=== EXERCISE INPUTS ===

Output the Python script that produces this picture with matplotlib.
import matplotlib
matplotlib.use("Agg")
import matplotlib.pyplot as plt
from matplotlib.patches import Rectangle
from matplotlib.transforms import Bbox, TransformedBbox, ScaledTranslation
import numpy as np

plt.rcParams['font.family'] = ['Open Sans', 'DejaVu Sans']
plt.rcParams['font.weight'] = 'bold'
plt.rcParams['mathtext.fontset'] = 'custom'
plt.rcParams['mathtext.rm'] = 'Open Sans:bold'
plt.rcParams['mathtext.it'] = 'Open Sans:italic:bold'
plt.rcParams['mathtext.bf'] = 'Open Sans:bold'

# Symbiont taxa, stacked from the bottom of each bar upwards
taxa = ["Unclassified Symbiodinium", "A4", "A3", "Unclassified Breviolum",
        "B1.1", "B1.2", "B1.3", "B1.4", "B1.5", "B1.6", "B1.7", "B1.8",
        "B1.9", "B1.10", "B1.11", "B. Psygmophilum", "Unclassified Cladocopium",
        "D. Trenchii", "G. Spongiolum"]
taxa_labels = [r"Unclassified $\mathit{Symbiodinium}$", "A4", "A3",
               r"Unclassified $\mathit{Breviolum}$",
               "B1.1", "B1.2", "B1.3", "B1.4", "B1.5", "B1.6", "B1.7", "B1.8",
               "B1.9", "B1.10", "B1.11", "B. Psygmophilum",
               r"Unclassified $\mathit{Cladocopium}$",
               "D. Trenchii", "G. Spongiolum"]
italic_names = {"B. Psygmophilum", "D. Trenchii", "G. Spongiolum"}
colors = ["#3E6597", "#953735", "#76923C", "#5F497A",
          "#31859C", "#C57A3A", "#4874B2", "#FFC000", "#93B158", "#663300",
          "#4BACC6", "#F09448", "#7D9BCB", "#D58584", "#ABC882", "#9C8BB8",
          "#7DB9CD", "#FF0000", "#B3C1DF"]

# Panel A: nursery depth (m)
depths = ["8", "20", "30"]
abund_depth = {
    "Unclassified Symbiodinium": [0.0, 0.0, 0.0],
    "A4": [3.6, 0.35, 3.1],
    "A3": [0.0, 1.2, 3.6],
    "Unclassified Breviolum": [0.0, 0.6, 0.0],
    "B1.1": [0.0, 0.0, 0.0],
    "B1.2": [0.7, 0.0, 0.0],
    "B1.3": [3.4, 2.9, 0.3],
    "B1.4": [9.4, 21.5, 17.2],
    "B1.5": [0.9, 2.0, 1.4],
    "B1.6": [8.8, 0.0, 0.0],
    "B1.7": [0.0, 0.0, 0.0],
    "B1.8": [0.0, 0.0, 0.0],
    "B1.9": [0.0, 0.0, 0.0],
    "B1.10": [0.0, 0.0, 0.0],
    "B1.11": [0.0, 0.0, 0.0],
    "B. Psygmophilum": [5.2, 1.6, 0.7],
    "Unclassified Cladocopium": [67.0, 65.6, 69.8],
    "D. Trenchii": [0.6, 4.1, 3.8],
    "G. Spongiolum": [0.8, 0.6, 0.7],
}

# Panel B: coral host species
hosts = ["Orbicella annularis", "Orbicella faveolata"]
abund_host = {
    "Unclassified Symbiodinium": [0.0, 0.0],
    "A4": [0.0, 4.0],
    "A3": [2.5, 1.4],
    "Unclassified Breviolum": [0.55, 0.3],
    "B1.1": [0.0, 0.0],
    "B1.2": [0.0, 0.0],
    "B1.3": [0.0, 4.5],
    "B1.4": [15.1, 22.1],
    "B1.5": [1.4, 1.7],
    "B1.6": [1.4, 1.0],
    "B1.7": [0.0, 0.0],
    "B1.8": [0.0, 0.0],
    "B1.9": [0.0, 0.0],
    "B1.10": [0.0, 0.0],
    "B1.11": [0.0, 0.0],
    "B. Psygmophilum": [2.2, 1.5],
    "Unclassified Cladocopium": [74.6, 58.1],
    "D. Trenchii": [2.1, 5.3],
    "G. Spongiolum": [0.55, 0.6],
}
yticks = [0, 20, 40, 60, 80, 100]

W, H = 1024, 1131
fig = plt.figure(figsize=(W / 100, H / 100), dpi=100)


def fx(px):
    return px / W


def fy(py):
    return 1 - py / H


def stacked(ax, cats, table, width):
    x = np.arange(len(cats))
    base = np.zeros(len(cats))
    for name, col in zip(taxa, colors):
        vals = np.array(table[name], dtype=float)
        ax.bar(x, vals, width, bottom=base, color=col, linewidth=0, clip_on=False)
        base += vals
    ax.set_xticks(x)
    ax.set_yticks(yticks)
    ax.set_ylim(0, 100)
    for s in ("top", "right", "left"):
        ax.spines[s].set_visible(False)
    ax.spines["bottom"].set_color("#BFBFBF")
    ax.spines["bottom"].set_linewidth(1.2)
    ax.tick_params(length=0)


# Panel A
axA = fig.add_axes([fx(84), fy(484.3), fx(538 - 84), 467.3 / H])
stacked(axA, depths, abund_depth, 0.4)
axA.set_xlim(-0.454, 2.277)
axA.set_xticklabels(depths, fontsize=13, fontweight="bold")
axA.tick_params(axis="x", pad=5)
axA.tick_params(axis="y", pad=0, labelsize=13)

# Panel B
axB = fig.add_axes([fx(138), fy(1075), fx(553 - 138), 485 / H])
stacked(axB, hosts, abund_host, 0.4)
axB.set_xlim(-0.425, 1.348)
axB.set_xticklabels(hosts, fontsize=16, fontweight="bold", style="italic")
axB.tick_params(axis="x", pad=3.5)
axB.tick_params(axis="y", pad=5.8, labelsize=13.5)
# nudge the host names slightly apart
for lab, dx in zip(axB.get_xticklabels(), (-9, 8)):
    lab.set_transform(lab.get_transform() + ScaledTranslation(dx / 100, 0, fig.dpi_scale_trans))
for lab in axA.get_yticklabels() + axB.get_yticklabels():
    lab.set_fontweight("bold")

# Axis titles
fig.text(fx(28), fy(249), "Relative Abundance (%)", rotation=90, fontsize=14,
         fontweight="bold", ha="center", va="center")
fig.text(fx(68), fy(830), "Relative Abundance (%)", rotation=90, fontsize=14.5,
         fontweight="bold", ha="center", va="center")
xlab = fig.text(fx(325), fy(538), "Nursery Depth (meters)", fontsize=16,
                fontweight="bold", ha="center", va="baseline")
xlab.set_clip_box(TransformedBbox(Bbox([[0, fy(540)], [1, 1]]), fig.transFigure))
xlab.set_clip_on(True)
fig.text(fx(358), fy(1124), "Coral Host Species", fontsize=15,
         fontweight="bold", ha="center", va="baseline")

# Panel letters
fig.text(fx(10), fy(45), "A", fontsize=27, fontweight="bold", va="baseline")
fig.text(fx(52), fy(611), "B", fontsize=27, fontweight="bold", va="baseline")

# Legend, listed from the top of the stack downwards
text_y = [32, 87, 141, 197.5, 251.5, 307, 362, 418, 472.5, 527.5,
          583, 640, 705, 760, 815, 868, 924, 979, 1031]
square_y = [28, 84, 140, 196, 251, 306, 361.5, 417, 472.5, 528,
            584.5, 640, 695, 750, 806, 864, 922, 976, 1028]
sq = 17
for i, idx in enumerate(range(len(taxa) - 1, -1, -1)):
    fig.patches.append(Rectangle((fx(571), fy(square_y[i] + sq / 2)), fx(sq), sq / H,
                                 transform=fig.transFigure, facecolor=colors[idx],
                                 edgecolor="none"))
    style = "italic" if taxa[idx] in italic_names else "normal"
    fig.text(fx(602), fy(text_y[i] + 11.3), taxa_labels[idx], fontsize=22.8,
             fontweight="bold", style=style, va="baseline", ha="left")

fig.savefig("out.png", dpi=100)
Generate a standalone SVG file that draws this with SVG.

===

• _DIRECTION_
Write out every entry above, word for word.

• _COMPLETED EXERCISE_
Output the Python script that produces this picture with matplotlib.
import matplotlib
matplotlib.use("Agg")
import matplotlib.pyplot as plt
from matplotlib.patches import Rectangle
from matplotlib.transforms import Bbox, TransformedBbox, ScaledTranslation
import numpy as np

plt.rcParams['font.family'] = ['Open Sans', 'DejaVu Sans']
plt.rcParams['font.weight'] = 'bold'
plt.rcParams['mathtext.fontset'] = 'custom'
plt.rcParams['mathtext.rm'] = 'Open Sans:bold'
plt.rcParams['mathtext.it'] = 'Open Sans:italic:bold'
plt.rcParams['mathtext.bf'] = 'Open Sans:bold'

# Symbiont taxa, stacked from the bottom of each bar upwards
taxa = ["Unclassified Symbiodinium", "A4", "A3", "Unclassified Breviolum",
        "B1.1", "B1.2", "B1.3", "B1.4", "B1.5", "B1.6", "B1.7", "B1.8",
        "B1.9", "B1.10", "B1.11", "B. Psygmophilum", "Unclassified Cladocopium",
        "D. Trenchii", "G. Spongiolum"]
taxa_labels = [r"Unclassified $\mathit{Symbiodinium}$", "A4", "A3",
               r"Unclassified $\mathit{Breviolum}$",
               "B1.1", "B1.2", "B1.3", "B1.4", "B1.5", "B1.6", "B1.7", "B1.8",
               "B1.9", "B1.10", "B1.11", "B. Psygmophilum",
               r"Unclassified $\mathit{Cladocopium}$",
               "D. Trenchii", "G. Spongiolum"]
italic_names = {"B. Psygmophilum", "D. Trenchii", "G. Spongiolum"}
colors = ["#3E6597", "#953735", "#76923C", "#5F497A",
          "#31859C", "#C57A3A", "#4874B2", "#FFC000", "#93B158", "#663300",
          "#4BACC6", "#F09448", "#7D9BCB", "#D58584", "#ABC882", "#9C8BB8",
          "#7DB9CD", "#FF0000", "#B3C1DF"]

# Panel A: nursery depth (m)
depths = ["8", "20", "30"]
abund_depth = {
    "Unclassified Symbiodinium": [0.0, 0.0, 0.0],
    "A4": [3.6, 0.35, 3.1],
    "A3": [0.0, 1.2, 3.6],
    "Unclassified Breviolum": [0.0, 0.6, 0.0],
    "B1.1": [0.0, 0.0, 0.0],
    "B1.2": [0.7, 0.0, 0.0],
    "B1.3": [3.4, 2.9, 0.3],
    "B1.4": [9.4, 21.5, 17.2],
    "B1.5": [0.9, 2.0, 1.4],
    "B1.6": [8.8, 0.0, 0.0],
    "B1.7": [0.0, 0.0, 0.0],
    "B1.8": [0.0, 0.0, 0.0],
    "B1.9": [0.0, 0.0, 0.0],
    "B1.10": [0.0, 0.0, 0.0],
    "B1.11": [0.0, 0.0, 0.0],
    "B. Psygmophilum": [5.2, 1.6, 0.7],
    "Unclassified Cladocopium": [67.0, 65.6, 69.8],
    "D. Trenchii": [0.6, 4.1, 3.8],
    "G. Spongiolum": [0.8, 0.6, 0.7],
}

# Panel B: coral host species
hosts = ["Orbicella annularis", "Orbicella faveolata"]
abund_host = {
    "Unclassified Symbiodinium": [0.0, 0.0],
    "A4": [0.0, 4.0],
    "A3": [2.5, 1.4],
    "Unclassified Breviolum": [0.55, 0.3],
    "B1.1": [0.0, 0.0],
    "B1.2": [0.0, 0.0],
    "B1.3": [0.0, 4.5],
    "B1.4": [15.1, 22.1],
    "B1.5": [1.4, 1.7],
    "B1.6": [1.4, 1.0],
    "B1.7": [0.0, 0.0],
    "B1.8": [0.0, 0.0],
    "B1.9": [0.0, 0.0],
    "B1.10": [0.0, 0.0],
    "B1.11": [0.0, 0.0],
    "B. Psygmophilum": [2.2, 1.5],
    "Unclassified Cladocopium": [74.6, 58.1],
    "D. Trenchii": [2.1, 5.3],
    "G. Spongiolum": [0.55, 0.6],
}
yticks = [0, 20, 40, 60, 80, 100]

W, H = 1024, 1131
fig = plt.figure(figsize=(W / 100, H / 100), dpi=100)


def fx(px):
    return px / W


def fy(py):
    return 1 - py / H


def stacked(ax, cats, table, width):
    x = np.arange(len(cats))
    base = np.zeros(len(cats))
    for name, col in zip(taxa, colors):
        vals = np.array(table[name], dtype=float)
        ax.bar(x, vals, width, bottom=base, color=col, linewidth=0, clip_on=False)
        base += vals
    ax.set_xticks(x)
    ax.set_yticks(yticks)
    ax.set_ylim(0, 100)
    for s in ("top", "right", "left"):
        ax.spines[s].set_visible(False)
    ax.spines["bottom"].set_color("#BFBFBF")
    ax.spines["bottom"].set_linewidth(1.2)
    ax.tick_params(length=0)


# Panel A
axA = fig.add_axes([fx(84), fy(484.3), fx(538 - 84), 467.3 / H])
stacked(axA, depths, abund_depth, 0.4)
axA.set_xlim(-0.454, 2.277)
axA.set_xticklabels(depths, fontsize=13, fontweight="bold")
axA.tick_params(axis="x", pad=5)
axA.tick_params(axis="y", pad=0, labelsize=13)

# Panel B
axB = fig.add_axes([fx(138), fy(1075), fx(553 - 138), 485 / H])
stacked(axB, hosts, abund_host, 0.4)
axB.set_xlim(-0.425, 1.348)
axB.set_xticklabels(hosts, fontsize=16, fontweight="bold", style="italic")
axB.tick_params(axis="x", pad=3.5)
axB.tick_params(axis="y", pad=5.8, labelsize=13.5)
# nudge the host names slightly apart
for lab, dx in zip(axB.get_xticklabels(), (-9, 8)):
    lab.set_transform(lab.get_transform() + ScaledTranslation(dx / 100, 0, fig.dpi_scale_trans))
for lab in axA.get_yticklabels() + axB.get_yticklabels():
    lab.set_fontweight("bold")

# Axis titles
fig.text(fx(28), fy(249), "Relative Abundance (%)", rotation=90, fontsize=14,
         fontweight="bold", ha="center", va="center")
fig.text(fx(68), fy(830), "Relative Abundance (%)", rotation=90, fontsize=14.5,
         fontweight="bold", ha="center", va="center")
xlab = fig.text(fx(325), fy(538), "Nursery Depth (meters)", fontsize=16,
                fontweight="bold", ha="center", va="baseline")
xlab.set_clip_box(TransformedBbox(Bbox([[0, fy(540)], [1, 1]]), fig.transFigure))
xlab.set_clip_on(True)
fig.text(fx(358), fy(1124), "Coral Host Species", fontsize=15,
         fontweight="bold", ha="center", va="baseline")

# Panel letters
fig.text(fx(10), fy(45), "A", fontsize=27, fontweight="bold", va="baseline")
fig.text(fx(52), fy(611), "B", fontsize=27, fontweight="bold", va="baseline")

# Legend, listed from the top of the stack downwards
text_y = [32, 87, 141, 197.5, 251.5, 307, 362, 418, 472.5, 527.5,
          583, 640, 705, 760, 815, 868, 924, 979, 1031]
square_y = [28, 84, 140, 196, 251, 306, 361.5, 417, 472.5, 528,
            584.5, 640, 695, 750, 806, 864, 922, 976, 1028]
sq = 17
for i, idx in enumerate(range(len(taxa) - 1, -1, -1)):
    fig.patches.append(Rectangle((fx(571), fy(square_y[i] + sq / 2)), fx(sq), sq / H,
                                 transform=fig.transFigure, facecolor=colors[idx],
                                 edgecolor="none"))
    style = "italic" if taxa[idx] in italic_names else "normal"
    fig.text(fx(602), fy(text_y[i] + 11.3), taxa_labels[idx], fontsize=22.8,
             fontweight="bold", style=style, va="baseline", ha="left")

fig.savefig("out.png", dpi=100)
Generate a standalone SVG file that draws this with SVG.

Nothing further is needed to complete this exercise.